Xiala, the main character I enjoyed most, is a sailor through and through. She’s lusty and free with money on land, feels most at home on the sea, knows how to motivate a crew, and also knows the kinds of superstitions that sailors are prone to believing. One of the problems is that she is Teek, a type of person about whom sailors have a great many superstitions, many of them better founded than ordinary superstitions, and not all of them positive. The Teek homeland is something like a watery Shangri-La, often sought but never found. And there are no Teek men, as far as anyone in Black Sun besides Xiala knows. That’s in addition to the magical powers that Teek are correctly reputed to have.


Her story begins with waking up in jail, with only dim memories of drink and debauchery from the night before. Problem is, in that port debauching with another woman is a capital offense. So when a local lord bribes the jailer for her freedom and offers her command of a ship, Xiala is not about to ask too many questions. It is, of course, a slightly funny deal. The cargo is just for show, her real task is to deliver a passenger to a certain city on a certain day. And the only way to get there is to sail across the open sea with winter coming on, something no captain with other options would do.

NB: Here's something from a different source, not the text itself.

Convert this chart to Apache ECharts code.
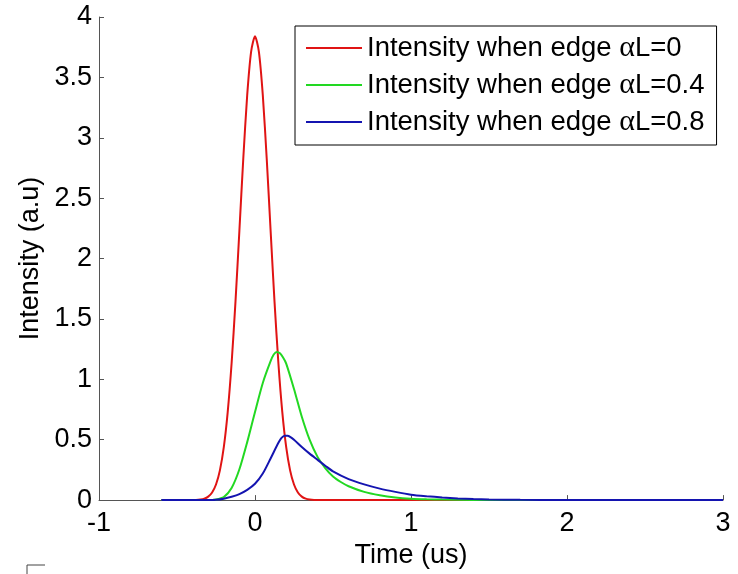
<!DOCTYPE html>
<html>
<head>
<meta charset="utf-8">
<script src="https://cdn.jsdelivr.net/npm/echarts@6/dist/echarts.min.js"></script>
<style>
html,body{margin:0;padding:0;background:#fff;}
#chart{width:738px;height:574px;}
</style>
</head>
<body>
<div id="chart"></div>
<script>
// ---- Data ----
const seriesNames = ['Intensity when edge αL=0', 'Intensity when edge αL=0.4', 'Intensity when edge αL=0.8'];

const redT = [-0.6,-0.4,-0.35,-0.325,-0.3,-0.275,-0.25,-0.225,-0.2,-0.175,-0.15,-0.125,-0.1,-0.075,-0.05,-0.025,0,0.025,0.05,0.075,0.1,0.125,0.15,0.175,0.2,0.225,0.25,0.275,0.3,0.325,0.35,0.4,1.1,3];
const redV = [0,0,0.005,0.012,0.029,0.063,0.129,0.246,0.438,0.729,1.133,1.645,2.232,2.830,3.353,3.712,3.84,3.712,3.353,2.830,2.232,1.645,1.133,0.729,0.438,0.246,0.129,0.063,0.029,0.012,0.005,0,0,0];

const greenT = [-0.6,-0.3,-0.25,-0.2,-0.15,-0.1,-0.05,0,0.05,0.1,0.12,0.14,0.16,0.18,0.2,0.25,0.3,0.35,0.4,0.45,0.5,0.55,0.6,0.7,0.8,0.9,1.0,1.1,1.2,1.4,1.6,3];
const greenV = [0,0,0.005,0.025,0.1,0.255,0.48,0.73,0.97,1.15,1.205,1.227,1.215,1.18,1.13,0.92,0.69,0.50,0.36,0.265,0.195,0.15,0.115,0.068,0.04,0.022,0.012,0.007,0.004,0.001,0,0];

const blueT = [-0.6,-0.3,-0.25,-0.2,-0.15,-0.1,-0.05,0,0.05,0.1,0.15,0.17,0.19,0.21,0.23,0.25,0.3,0.35,0.4,0.45,0.5,0.6,0.7,0.8,0.9,1.0,1.1,1.2,1.3,1.4,1.5,1.7,2.0,3];
const blueV = [0,0,0.003,0.012,0.028,0.05,0.085,0.135,0.22,0.345,0.475,0.515,0.533,0.532,0.52,0.50,0.44,0.385,0.335,0.285,0.238,0.174,0.13,0.095,0.068,0.045,0.032,0.022,0.014,0.009,0.006,0.002,0,0];

const xTicks = {min: -1, max: 3, interval: 1};
const yTicks = {min: 0, max: 4, interval: 0.5};

const colors = ['#e01414', '#22d822', '#1414b0'];

function pairs(t, v) { return t.map((x, i) => [x, v[i]]); }

const chart = echarts.init(document.getElementById('chart'), null, {renderer: 'canvas'});
const font = 'Liberation Sans, Arial, sans-serif';

chart.setOption({
  animation: false,
  backgroundColor: '#ffffff',
  textStyle: {fontFamily: font},
  grid: {left: 99, right: 15, top: 17, bottom: 68, containLabel: false},
  xAxis: {
    type: 'value', min: xTicks.min, max: xTicks.max, interval: xTicks.interval,
    name: 'Time (us)', nameLocation: 'middle', nameGap: 38,
    nameTextStyle: {fontSize: 27, color: '#000', fontFamily: font},
    axisLine: {onZero: false, lineStyle: {color: '#555', width: 1}},
    axisTick: {inside: true, length: 5, lineStyle: {color: '#555'}},
    axisLabel: {fontSize: 27, color: '#000', margin: 10, fontFamily: font},
    splitLine: {show: false}
  },
  yAxis: {
    type: 'value', min: yTicks.min, max: yTicks.max, interval: yTicks.interval,
    name: 'Intensity (a.u)', nameLocation: 'middle', nameGap: 52,
    nameTextStyle: {fontSize: 27, color: '#000', fontFamily: font},
    axisLine: {show: true, onZero: false, lineStyle: {color: '#555', width: 1}},
    axisTick: {show: true, inside: true, length: 5, lineStyle: {color: '#555'}},
    axisLabel: {fontSize: 27, color: '#000', margin: 7, fontFamily: font},
    splitLine: {show: false}
  },
  legend: {
    orient: 'vertical', left: 295, top: 26,
    padding: [7, 12, 8, 11],
    borderColor: '#000', borderWidth: 1, backgroundColor: '#fff',
    itemWidth: 56, itemHeight: 2, itemGap: 7, icon: 'rect',
    textStyle: {fontSize: 27.5, color: '#000', lineHeight: 30, fontFamily: font,
      rich: {a: {fontFamily: 'Liberation Serif, serif', fontSize: 30, color: '#000', lineHeight: 30}}},
    formatter: name => name.replace('α', '{a|α}'),
    data: seriesNames
  },
  series: [
    {name: seriesNames[0], type: 'line', data: pairs(redT, redV), showSymbol: false, smooth: 0.25, lineStyle: {color: colors[0], width: 2}, itemStyle: {color: colors[0]}},
    {name: seriesNames[1], type: 'line', data: pairs(greenT, greenV), showSymbol: false, smooth: 0.25, lineStyle: {color: colors[1], width: 2}, itemStyle: {color: colors[1]}},
    {name: seriesNames[2], type: 'line', data: pairs(blueT, blueV), showSymbol: false, smooth: 0.25, lineStyle: {color: colors[2], width: 2}, itemStyle: {color: colors[2]}}
  ],
  graphic: [
    {type: 'polyline', shape: {points: [[27, 574], [27, 565], [45, 565]]}, style: {stroke: '#444', lineWidth: 1, fill: null}}
  ]
});
</script>
</body>
</html>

The third main character is Naranpa, a young woman from the poor part of a big city. Sent by her family to be a servant to the presiding priesthood, she gains attention with her intellect and ability, and is taken into their ranks. When the main action of Black Sun begins, she is a young head priest, anointed by her mentor and predecessor. Of course she is in over her head, and of course the established clans and priestly orders do not accept someone of such low origin on top of their pyramid of ranks.

All of this takes place under the shadow of old vendettas and a key prophecy. In the generation of the main characters’ great-grandparents, the priesthood and the other three major clans purged the Crow clan, killing many but not all of them, in an effort to suppress the worship of an old form of the Crow god. Some of the Crows have sworn revenge, and an upcoming eclipse on the winter solstice offers an cosmically opportune moment for them to take it.

That is the cause for which Serapio, the boy from the first chapter, was cut and blinded. He is the passenger that Xiala is supposed to deliver. His promise is death and destruction. And then what?

Part of Black Sun is a tense but exciting story. The sea journey and its sudden changes are the best parts of the tale, though of course the sea can also harbor horrors, and Roanhorse does not hold back in those moments. Violence, when it arrives in Black Sun is not elegant and choreographed, it is sudden and terrible. I found the intrigues among the priesthood less convincing, mainly because I felt that the characters would have seen through the others’ actions more readily, and that people holding the higher offices would have been both older and smarter.

The lines that were carved on the body of a child in Black Sun‘s first chapter run throughout the book. The fulfillment of the prophecy was the reason for that abuse, and it’s what the whole book, finally, is about. I could never forget that for long.

Finally, Black Sun is first of a trilogy. The book reaches the eclipse and the cosmic events associated with it, but leaves many threads loose. I hope that the next part of Between Earth and Sky picks up right after the end of Black Sun, but only Roanhorse knows for sure. I’m not sure that I’ll be reading it. If, however, there was a book of Xiala adventuring and carousing, a Lucky Jack Aubrey of Roanhorse’s fantastic world without all of the cosmic rigamarole, I would read the hell out of that. I just don’t think that’s what she wants to write.

+++

Doreen wrote about Black Sun the same week it was published in 2020. She liked it a lot better than I did, and her review is here.

Black Sun makes five of six finalists for this year’s Hugo in Best Novel that I have read.